Hunt, who recalls playing her first professional gig at the Emporia Country Club in 1973, will be importing her entire band from Nashville for her live showcase. She says numerous people have congratulated her while on tour this year for being inducted into the new hall.
“There is a stereotype about what Kansas is or isn’t. I’ve found when I go out to either coast or to Canada, there’s a bit of a curiosity factor,” she says. “In advertising things for me, being a woman is a bit of an oddity. Writing my own music is really out there for blues-based music. But the kicker is ‘from Kansas.'”
Behind the ‘Green Door’
“We thought we were having a good time. We didn’t know we were making any kind of history,” says Johnny Neal.

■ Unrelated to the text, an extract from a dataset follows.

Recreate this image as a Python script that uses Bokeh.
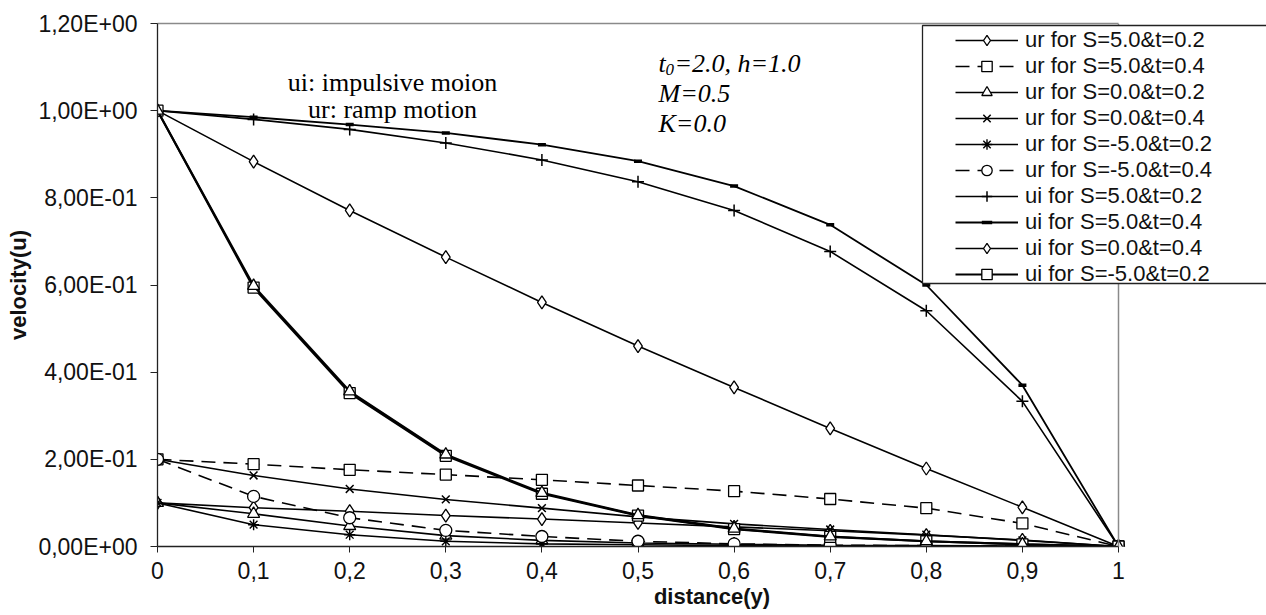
import math
from bokeh.plotting import figure
from bokeh.models import (Range1d, FixedTicker, LinearAxis, Span, Legend, LegendItem,
                          Label, BoxAnnotation, Title)
from bokeh.embed import file_html
from bokeh.resources import INLINE

# ---------------- data ----------------
distance = [0.0, 0.1, 0.2, 0.3, 0.4, 0.5, 0.6, 0.7, 0.8, 0.9, 1.0]
x_tick_labels = ["0", "0,1", "0,2", "0,3", "0,4", "0,5", "0,6", "0,7", "0,8", "0,9", "1"]
y_ticks = [0.0, 0.2, 0.4, 0.6, 0.8, 1.0, 1.2]
y_tick_labels = ["0,00E+00", "2,00E-01", "4,00E-01", "6,00E-01", "8,00E-01", "1,00E+00", "1,20E+00"]

ur_s5_t02 = [0.100, 0.089, 0.081, 0.071, 0.063, 0.054, 0.045, 0.036, 0.026, 0.015, 0.0]
ur_s5_t04 = [0.200, 0.189, 0.176, 0.165, 0.153, 0.140, 0.127, 0.109, 0.088, 0.053, 0.0]
ur_s0_t02 = [0.100, 0.075, 0.047, 0.025, 0.014, 0.008, 0.005, 0.003, 0.002, 0.001, 0.0]
ur_s0_t04 = [0.200, 0.163, 0.132, 0.108, 0.088, 0.068, 0.052, 0.039, 0.027, 0.014, 0.0]
ur_sm5_t02 = [0.100, 0.050, 0.027, 0.012, 0.006, 0.004, 0.002, 0.001, 0.001, 0.0, 0.0]
ur_sm5_t04 = [0.200, 0.115, 0.066, 0.037, 0.023, 0.012, 0.006, 0.003, 0.002, 0.001, 0.0]
ui_s5_t02 = [1.0, 0.980, 0.957, 0.926, 0.887, 0.837, 0.771, 0.677, 0.541, 0.333, 0.0]
ui_s5_t04 = [1.0, 0.985, 0.968, 0.949, 0.922, 0.884, 0.827, 0.738, 0.600, 0.370, 0.0]
ui_s0_t04 = [1.0, 0.883, 0.771, 0.664, 0.560, 0.460, 0.365, 0.271, 0.179, 0.090, 0.0]
ui_sm5_t02 = [1.0, 0.594, 0.352, 0.208, 0.121, 0.071, 0.040, 0.022, 0.012, 0.005, 0.0]
# an extra triangle series drawn on top of the last one (not listed in the legend)
ui_extra_tri = [1.0, 0.598, 0.356, 0.211, 0.123, 0.072, 0.041, 0.023, 0.012, 0.005, 0.0]

series_labels = ["ur for S=5.0&t=0.2", "ur for S=5.0&t=0.4", "ur for S=0.0&t=0.2",
                 "ur for S=0.0&t=0.4", "ur for S=-5.0&t=0.2", "ur for S=-5.0&t=0.4",
                 "ui for S=5.0&t=0.2", "ui for S=5.0&t=0.4", "ui for S=0.0&t=0.4",
                 "ui for S=-5.0&t=0.2"]
series_values = [ur_s5_t02, ur_s5_t04, ur_s0_t02, ur_s0_t04, ur_sm5_t02, ur_sm5_t04,
                 ui_s5_t02, ui_s5_t04, ui_s0_t04, ui_sm5_t02]

# ---------------- styles ----------------
series_markers = ["diamond", "square", "triangle", "x", "asterisk", "circle",
                  "cross", "dash", "diamond", "square"]
series_dash = ["solid", "14 8", "solid", "solid", "solid", "14 8",
               "solid", "solid", "solid", "solid"]
series_width = [1.6, 1.6, 1.6, 1.6, 1.6, 1.6, 1.6, 1.8, 1.6, 2.2]
marker_size = {"diamond": 13, "square": 11, "triangle": 12, "circle": 12, "x": 11,
               "cross": 12, "dash": 8, "asterisk": 11}
marker_lw = {"diamond": 1.3, "square": 1.3, "triangle": 1.3, "circle": 1.3, "x": 1.5,
             "cross": 1.5, "dash": 3.5, "asterisk": 1.4}

# ---------------- layout (pixels) ----------------
W, H = 1266, 615
FL, FT, FB = 157, 23, 546      # frame left / top / bottom
X1PX = 1118                    # pixel of distance = 1
x_end = 1 + (W - X1PX) / (X1PX - FL)

p = figure(width=W, height=H, x_range=Range1d(0, x_end), y_range=Range1d(0, 1.2),
           output_backend="svg", toolbar_location=None,
           min_border_left=FL, min_border_right=0, min_border_top=FT,
           min_border_bottom=H - FB)
p.outline_line_color = None
p.xgrid.visible = False
p.ygrid.visible = False
p.background_fill_color = "white"
p.border_fill_color = "white"

TICK_FONT = "Liberation Sans"

xa = p.xaxis[0]
xa.ticker = FixedTicker(ticks=distance)
xa.major_label_overrides = {v: s for v, s in zip(distance, x_tick_labels)}
xa.bounds = (0, 1)
xa.minor_tick_line_color = None
xa.major_tick_out = 6
xa.major_tick_in = 0
xa.axis_line_color = "#222222"
xa.major_tick_line_color = "#222222"
xa.axis_line_width = 1.3
xa.major_label_text_font = TICK_FONT
xa.major_label_text_font_size = "23px"
xa.major_label_text_color = "#111111"
xa.major_label_standoff = 9

ya = p.yaxis[0]
ya.ticker = FixedTicker(ticks=y_ticks)
ya.major_label_overrides = {v: s for v, s in zip(y_ticks, y_tick_labels)}
ya.minor_tick_line_color = None
ya.major_tick_out = 7
ya.major_tick_in = 0
ya.axis_line_color = "#222222"
ya.major_tick_line_color = "#222222"
ya.axis_line_width = 1.3
ya.major_label_text_font = TICK_FONT
ya.major_label_text_font_size = "23px"
ya.major_label_text_color = "#111111"
ya.major_label_standoff = 13
ya.axis_label = "velocity(u)"
ya.axis_label_text_font = TICK_FONT
ya.axis_label_text_font_style = "bold"
ya.axis_label_text_font_size = "22px"
ya.axis_label_text_color = "#111111"
ya.axis_label_standoff = 4

# x-axis title, placed under the axis and shifted to sit under the plot area
p.add_layout(Title(text="distance(y)", align="center", offset=-57, standoff=0,
                   text_font=TICK_FONT, text_font_size="22px", text_font_style="bold",
                   text_color="#111111"), "below")

# plot-area border (top & right), grey
top_axis = LinearAxis(bounds=(0, 1), ticker=FixedTicker(ticks=[]),
                      axis_line_color="#8a8a8a", axis_line_width=1.5,
                      major_tick_line_color=None, minor_tick_line_color=None,
                      major_label_text_font_size="0px", major_tick_out=0, major_tick_in=0,
                      major_label_standoff=0)
p.add_layout(top_axis, "above")
p.add_layout(Span(location=1, dimension="height", line_color="#8a8a8a", line_width=1.5))


def draw_markers(y, kind):
    return [p.scatter(x=distance, y=y, marker=kind, size=marker_size[kind],
                      line_width=marker_lw[kind], line_color="black", fill_color="white")]


items = []
for lbl, vals, mk, dash, lw in zip(series_labels, series_values, series_markers,
                                   series_dash, series_width):
    ln = p.line(distance, vals, line_color="black", line_width=lw, line_dash=dash)
    ms = draw_markers(vals, mk)
    items.append(LegendItem(label=lbl, renderers=[ln] + ms))

# extra overlapping triangle series (no legend entry)
p.line(distance, ui_extra_tri, line_color="black", line_width=2.2)
draw_markers(ui_extra_tri, "triangle")

# legend box (white, black border) extending beyond the right edge
LEG_L, LEG_T, LEG_B = 922, 25, 283
px_per_x = (X1PX - FL)
px_per_y = (FB - FT) / 1.2
box = BoxAnnotation(left=(LEG_L - FL) / px_per_x, right=x_end * 3,
                    top=(FB - LEG_T) / px_per_y, bottom=(FB - LEG_B) / px_per_y,
                    fill_color="white", fill_alpha=1.0, line_color="#222222",
                    line_width=1.3, line_alpha=1.0)
p.add_layout(box)

ROW = 26
legend = Legend(items=items, location=(955 - FL, FB - (40 - ROW // 2 + 10 * ROW)),
                orientation="vertical", padding=0, spacing=0, margin=0,
                glyph_width=63, glyph_height=ROW, label_height=ROW, label_standoff=7,
                label_text_font=TICK_FONT, label_text_font_size="22px",
                label_text_color="#111111", label_text_baseline="middle",
                border_line_color=None, background_fill_alpha=0.0)
p.add_layout(legend, "center")

# annotations
SERIF = "Liberation Serif"


def lab(text, xpx, ypx, size="26px", style="normal", align="left", font=SERIF):
    p.add_layout(Label(x=xpx - FL, y=FB - ypx, x_units="screen", y_units="screen",
                       text=text, text_font=font, text_font_size=size,
                       text_font_style=style, text_align=align,
                       text_baseline="alphabetic", text_color="black"))


lab("ui: impulsive moion", 392, 82, align="center")
lab("ur: ramp motion", 392, 109, align="center")

lab("t", 658, 63, style="italic")
lab("0", 665, 69, size="17px", style="italic")
lab("=2.0, h=1.0", 674, 63, style="italic")
lab("M=0.5", 658, 93, style="italic")
lab("K=0.0", 658, 123, style="italic")

open("out.html", "w").write(file_html(p, INLINE))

The vocalist and bassist first gained prominence in The Jerms, a late 1960s/early ’70s rock band who formed at Highland Park High School in Topeka.
While the band endured a variety of roster changes, Neal was in the lineup that recorded the nationally released single “Green Door.” The 1968 Jim Lowe cover became “a regional bubbling-under hit,” he says, earning a 95 rating on Dick Clark’s “American Bandstand” and cracking the Billboard Top 100.
The Jerms relocated to California after the single came out. Neal recalls opening for legendary bands such as Three Dog Night and Black Sabbath.
When the group failed to earn an album deal, the members decided to move back to Kansas. Neal quit and opted to remain in California where he has been living and performing in various blues acts ever since. (Drummer Willie Leacox would also stay and permanently join the band America.)
Neal says, “I got away from The Jerms, but I never got away from music.”
The Kansas Music Hall of Fame ceremony itself will be slightly revamped this year. Rather than alternate between live acts and inductions, all the dedications will take place in two blocks.
“One of the complaints I got from people last year was they ran into old friends they hadn’t seen in 20 or 30 years and they didn’t get time to talk to them because there was always something going on onstage,” Lee says. “This will give them a little more time to socialize.”
What hasn’t changed about the hall is the lack of a permanent venue. And that condition resulted in a considerable loss this year.
Lee was one of the victims of the Boardwalk Apartments fire in October. His personal collection of Kansas music and memorabilia – believed to be the largest in the state – went up in flames. Lee claims he’d accumulated around 2,000 albums from area artists, 4,000 singles and several hundred CDs and tapes.
He says people have responded to the catastrophe by donating “posters, albums, CDs – a variety of things.”
However, Lee believes that the lack of a physical location for the hall is not a detriment.
“To be honest, it’s not a real big priority,” he says. “The reason it’s not is because it takes more money than we have, and it takes more people than we have right now. …There are other halls of fame that have been around for 10 or 12 years that don’t have a place. Our main emphasis is in honoring the musicians.”
The significance of that was recently put into perspective for Lee.
“We’re dedicating this show to Jim McAllister of Chessman Square,” he says. “He was inducted last year. He died a month ago from pneumonia, so we’ve lost our first inductee.”